Without these fields and their roster of techniques, we would have unreliable, insecure, and likely unrecognizable communication and computing technologies. They also, Cheraghchi argues, both currently suffer from growing gaps between the state of the art in theory and in practice. Error correction, building on work by Claude Shannon that proved both theoretically and practically robust, offers a lot of promising results that go beyond Shannon’s original vision. One such aspect, list decoding, can enable a greater number of errors to be corrected while decoding a message in situations that allow for some ambiguity. However, this is a technique that is rarely seen in action.

“We understand the theory of list decoding very well as far as what I would call ‘applications in theory’ are concerned, but not enough for real-life deployment,” Cheraghchi says.

Likewise, pseudorandomness is well understood in theory, but most practical pseudorandom number generators rely on heuristics that don’t carry fully rigorous guarantees of security.

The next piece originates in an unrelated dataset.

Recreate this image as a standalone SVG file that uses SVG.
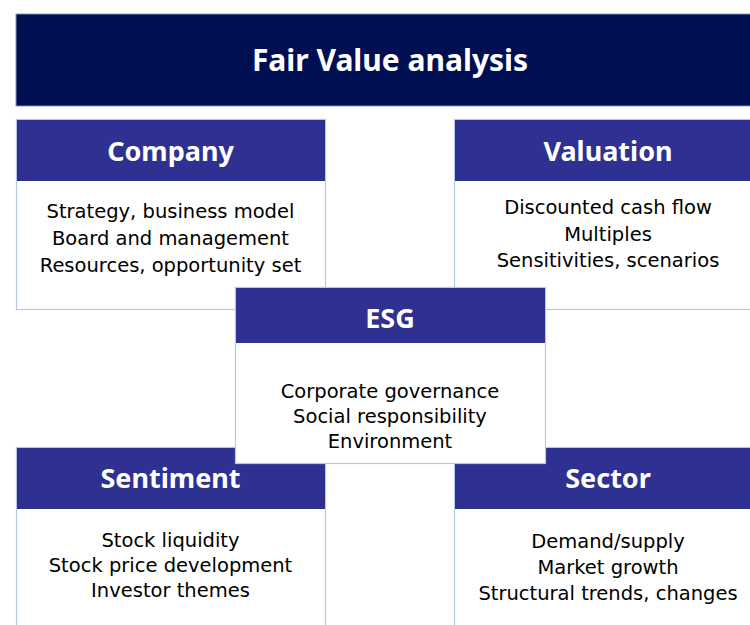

Despite relying on very large and convoluted patterns, they do still create “randomness” that could potentially be recognizable.

In his CAREER research, Cheraghchi will explore the deep theoretical roots that he believes unite these two issues.

“While coding theory is about removing unwanted randomness caused by noise from data, the theory of pseudorandomness is about generating randomness,” Cheraghchi explains. “It can be rigorously proved in many important cases that the task of removing noise from data (as in list decoding) and the task of creating high-quality noise (as in pseudorandomness) are in fact equivalent. Any advancement in the understanding of one will improve our understanding of the other. “

His project studies both aspects hand in hand toward developing theories that are more amenable to practical use.